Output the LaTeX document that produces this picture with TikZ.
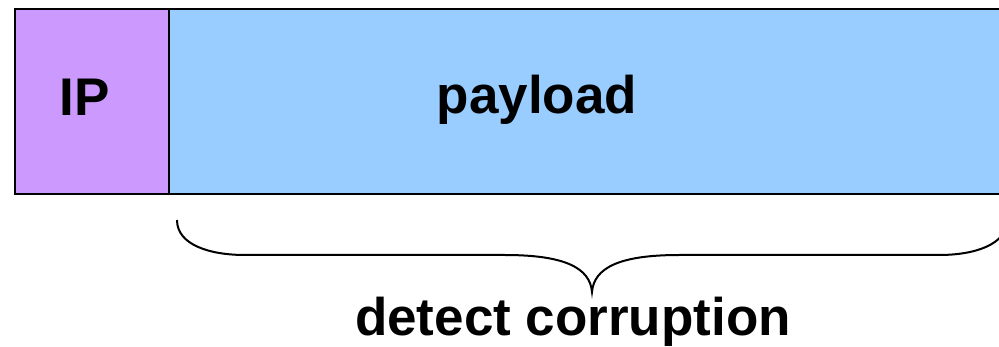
\documentclass[tikz,border=0pt]{standalone}
\usepackage{fontspec}
\setmainfont{Liberation Sans}
\definecolor{ippurple}{HTML}{CC99FF}
\definecolor{payblue}{HTML}{99CCFF}
\begin{document}
\begin{tikzpicture}[x=1pt,y=-1pt,
  box/.style={draw=black, line width=2pt, inner sep=0pt, outer sep=0pt},
  lbl/.style={font=\bfseries\fontsize{53}{60}\selectfont, inner sep=0pt, anchor=base}]
\useasboundingbox (0,0) rectangle (999,347);
\clip (0,0) rectangle (999,347);
\node[box, fill=payblue, minimum width=850pt, minimum height=185pt, anchor=north west] (payload) at (169,9.5) {};
\node[box, fill=ippurple, minimum width=154pt, minimum height=185pt, anchor=north west] (ip) at (15,9.5) {};
\node[lbl] (iptext) at (85,116) {IP};
\node[lbl] (paytext) at (537,114) {payload};
\draw[line width=2pt] (177,220) .. controls (177,245) and (210,255) .. (245,255)
  -- (505,255) .. controls (565,255) and (590,268) .. (592,292)
  .. controls (594,268) and (619,255) .. (679,255)
  -- (939,255) .. controls (974,255) and (1007,245) .. (1007,220);
\node[lbl] (detect) at (573,336) {detect corruption};
\end{tikzpicture}
\end{document}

- _WHAT YOU NEED TO DO_
The listing above must be printed again exactly, minus its pictures.

- _EXERCISE ANSWER_
Output the LaTeX document that produces this picture with TikZ.
\documentclass[tikz,border=0pt]{standalone}
\usepackage{fontspec}
\setmainfont{Liberation Sans}
\definecolor{ippurple}{HTML}{CC99FF}
\definecolor{payblue}{HTML}{99CCFF}
\begin{document}
\begin{tikzpicture}[x=1pt,y=-1pt,
  box/.style={draw=black, line width=2pt, inner sep=0pt, outer sep=0pt},
  lbl/.style={font=\bfseries\fontsize{53}{60}\selectfont, inner sep=0pt, anchor=base}]
\useasboundingbox (0,0) rectangle (999,347);
\clip (0,0) rectangle (999,347);
\node[box, fill=payblue, minimum width=850pt, minimum height=185pt, anchor=north west] (payload) at (169,9.5) {};
\node[box, fill=ippurple, minimum width=154pt, minimum height=185pt, anchor=north west] (ip) at (15,9.5) {};
\node[lbl] (iptext) at (85,116) {IP};
\node[lbl] (paytext) at (537,114) {payload};
\draw[line width=2pt] (177,220) .. controls (177,245) and (210,255) .. (245,255)
  -- (505,255) .. controls (565,255) and (590,268) .. (592,292)
  .. controls (594,268) and (619,255) .. (679,255)
  -- (939,255) .. controls (974,255) and (1007,245) .. (1007,220);
\node[lbl] (detect) at (573,336) {detect corruption};
\end{tikzpicture}
\end{document}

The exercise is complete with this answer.